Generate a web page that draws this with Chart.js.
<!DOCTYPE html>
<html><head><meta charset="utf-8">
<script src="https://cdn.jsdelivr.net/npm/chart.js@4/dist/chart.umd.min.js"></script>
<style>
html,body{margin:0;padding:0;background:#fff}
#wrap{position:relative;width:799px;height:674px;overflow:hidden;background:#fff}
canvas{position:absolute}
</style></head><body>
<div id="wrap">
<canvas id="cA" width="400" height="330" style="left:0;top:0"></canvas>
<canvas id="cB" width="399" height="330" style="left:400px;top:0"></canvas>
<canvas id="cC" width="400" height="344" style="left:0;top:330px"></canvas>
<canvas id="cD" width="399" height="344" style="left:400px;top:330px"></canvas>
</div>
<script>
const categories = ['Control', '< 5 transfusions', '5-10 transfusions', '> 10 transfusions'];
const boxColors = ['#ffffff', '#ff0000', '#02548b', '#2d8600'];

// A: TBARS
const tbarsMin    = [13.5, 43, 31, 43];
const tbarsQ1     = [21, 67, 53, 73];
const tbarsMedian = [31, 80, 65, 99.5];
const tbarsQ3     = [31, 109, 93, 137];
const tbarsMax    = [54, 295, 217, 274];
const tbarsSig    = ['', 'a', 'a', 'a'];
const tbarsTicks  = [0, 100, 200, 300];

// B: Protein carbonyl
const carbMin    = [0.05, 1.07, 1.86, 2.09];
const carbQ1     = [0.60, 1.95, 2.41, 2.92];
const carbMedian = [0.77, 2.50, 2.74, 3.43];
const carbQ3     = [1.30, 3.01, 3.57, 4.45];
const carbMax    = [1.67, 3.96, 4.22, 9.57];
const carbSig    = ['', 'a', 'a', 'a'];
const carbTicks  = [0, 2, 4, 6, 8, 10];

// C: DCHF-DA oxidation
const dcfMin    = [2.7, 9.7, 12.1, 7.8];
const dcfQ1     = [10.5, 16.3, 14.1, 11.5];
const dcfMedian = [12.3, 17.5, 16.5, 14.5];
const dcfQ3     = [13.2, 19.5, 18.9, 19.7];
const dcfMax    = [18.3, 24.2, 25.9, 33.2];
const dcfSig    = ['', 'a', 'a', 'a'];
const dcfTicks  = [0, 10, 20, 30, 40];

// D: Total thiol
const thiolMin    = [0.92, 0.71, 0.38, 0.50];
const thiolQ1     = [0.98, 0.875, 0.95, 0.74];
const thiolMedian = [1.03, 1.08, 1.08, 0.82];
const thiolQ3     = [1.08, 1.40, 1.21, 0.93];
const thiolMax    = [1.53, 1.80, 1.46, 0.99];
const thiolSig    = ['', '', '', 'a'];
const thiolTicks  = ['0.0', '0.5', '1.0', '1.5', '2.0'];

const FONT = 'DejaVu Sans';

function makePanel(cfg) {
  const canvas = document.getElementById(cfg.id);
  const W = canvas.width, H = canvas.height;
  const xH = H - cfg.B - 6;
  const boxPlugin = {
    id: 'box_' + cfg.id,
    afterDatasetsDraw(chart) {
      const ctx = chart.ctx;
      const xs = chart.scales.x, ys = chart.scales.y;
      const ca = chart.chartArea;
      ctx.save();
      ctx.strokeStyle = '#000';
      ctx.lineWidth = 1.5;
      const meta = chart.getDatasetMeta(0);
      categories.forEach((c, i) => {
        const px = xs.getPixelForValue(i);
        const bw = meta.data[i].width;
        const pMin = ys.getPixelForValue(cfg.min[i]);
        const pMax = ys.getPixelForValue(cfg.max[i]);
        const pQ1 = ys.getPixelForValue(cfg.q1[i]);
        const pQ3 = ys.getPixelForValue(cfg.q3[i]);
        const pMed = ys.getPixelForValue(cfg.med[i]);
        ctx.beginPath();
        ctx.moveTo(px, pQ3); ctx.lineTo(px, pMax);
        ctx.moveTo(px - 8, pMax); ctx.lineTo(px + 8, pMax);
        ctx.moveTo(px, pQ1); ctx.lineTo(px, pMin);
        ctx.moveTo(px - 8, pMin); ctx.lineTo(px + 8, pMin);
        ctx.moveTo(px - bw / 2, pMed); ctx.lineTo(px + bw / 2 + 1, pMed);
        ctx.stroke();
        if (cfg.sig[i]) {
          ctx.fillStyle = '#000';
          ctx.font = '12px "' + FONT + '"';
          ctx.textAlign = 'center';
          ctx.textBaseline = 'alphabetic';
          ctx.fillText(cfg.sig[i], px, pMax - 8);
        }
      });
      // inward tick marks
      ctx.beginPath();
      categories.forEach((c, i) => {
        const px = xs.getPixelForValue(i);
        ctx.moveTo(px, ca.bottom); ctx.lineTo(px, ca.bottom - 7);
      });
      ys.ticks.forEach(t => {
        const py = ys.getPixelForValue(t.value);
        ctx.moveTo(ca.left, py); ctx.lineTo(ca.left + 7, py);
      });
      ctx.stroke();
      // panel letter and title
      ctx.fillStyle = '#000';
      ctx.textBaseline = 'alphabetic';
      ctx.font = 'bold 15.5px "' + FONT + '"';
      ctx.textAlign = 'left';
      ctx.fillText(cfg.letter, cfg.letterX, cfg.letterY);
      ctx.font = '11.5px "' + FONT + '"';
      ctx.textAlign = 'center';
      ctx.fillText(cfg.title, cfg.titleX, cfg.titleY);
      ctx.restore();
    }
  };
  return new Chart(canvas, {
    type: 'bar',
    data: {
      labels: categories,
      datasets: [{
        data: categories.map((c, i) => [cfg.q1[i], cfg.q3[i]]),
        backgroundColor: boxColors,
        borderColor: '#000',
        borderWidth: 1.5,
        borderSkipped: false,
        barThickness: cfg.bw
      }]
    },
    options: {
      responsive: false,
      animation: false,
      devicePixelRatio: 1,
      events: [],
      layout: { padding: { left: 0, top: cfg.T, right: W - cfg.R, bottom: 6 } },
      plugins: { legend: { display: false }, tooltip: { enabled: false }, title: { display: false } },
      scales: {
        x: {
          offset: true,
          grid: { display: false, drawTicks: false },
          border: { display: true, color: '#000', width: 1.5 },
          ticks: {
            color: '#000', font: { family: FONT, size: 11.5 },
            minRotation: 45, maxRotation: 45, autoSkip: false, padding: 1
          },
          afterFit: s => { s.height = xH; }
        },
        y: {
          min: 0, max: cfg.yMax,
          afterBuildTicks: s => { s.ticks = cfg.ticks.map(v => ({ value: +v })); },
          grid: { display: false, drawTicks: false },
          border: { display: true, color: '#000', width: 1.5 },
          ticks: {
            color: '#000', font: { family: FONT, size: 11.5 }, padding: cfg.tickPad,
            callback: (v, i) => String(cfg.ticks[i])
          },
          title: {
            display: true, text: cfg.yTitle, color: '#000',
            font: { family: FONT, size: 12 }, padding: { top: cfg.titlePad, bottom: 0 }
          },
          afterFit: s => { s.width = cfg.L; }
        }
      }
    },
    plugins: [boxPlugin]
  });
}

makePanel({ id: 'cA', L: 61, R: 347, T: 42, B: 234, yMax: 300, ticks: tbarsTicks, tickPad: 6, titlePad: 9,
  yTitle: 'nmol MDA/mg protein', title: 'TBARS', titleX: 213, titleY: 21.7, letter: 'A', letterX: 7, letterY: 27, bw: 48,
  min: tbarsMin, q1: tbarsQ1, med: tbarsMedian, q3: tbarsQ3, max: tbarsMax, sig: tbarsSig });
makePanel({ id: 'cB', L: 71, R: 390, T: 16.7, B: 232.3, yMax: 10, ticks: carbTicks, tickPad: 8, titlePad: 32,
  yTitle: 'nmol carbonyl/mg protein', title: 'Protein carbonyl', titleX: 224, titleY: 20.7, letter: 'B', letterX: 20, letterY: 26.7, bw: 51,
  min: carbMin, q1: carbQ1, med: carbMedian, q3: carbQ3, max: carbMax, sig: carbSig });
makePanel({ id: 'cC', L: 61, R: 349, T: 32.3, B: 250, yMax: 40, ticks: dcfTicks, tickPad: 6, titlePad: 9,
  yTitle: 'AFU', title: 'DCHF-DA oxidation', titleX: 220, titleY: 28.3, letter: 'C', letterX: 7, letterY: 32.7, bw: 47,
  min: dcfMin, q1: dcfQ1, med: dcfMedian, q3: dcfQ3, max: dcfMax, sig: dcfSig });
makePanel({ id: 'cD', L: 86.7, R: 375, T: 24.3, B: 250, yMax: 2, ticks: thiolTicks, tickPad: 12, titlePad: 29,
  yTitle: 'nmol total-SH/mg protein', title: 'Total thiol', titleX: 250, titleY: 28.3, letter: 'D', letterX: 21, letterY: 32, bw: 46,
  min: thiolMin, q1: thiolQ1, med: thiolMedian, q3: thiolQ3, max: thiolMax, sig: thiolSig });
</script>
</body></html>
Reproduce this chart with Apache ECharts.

========================================

Report every line in the data above in which the word "with" appears.

**FINISHED EXERCISE:**
Generate a web page that draws this with Chart.js.
Reproduce this chart with Apache ECharts.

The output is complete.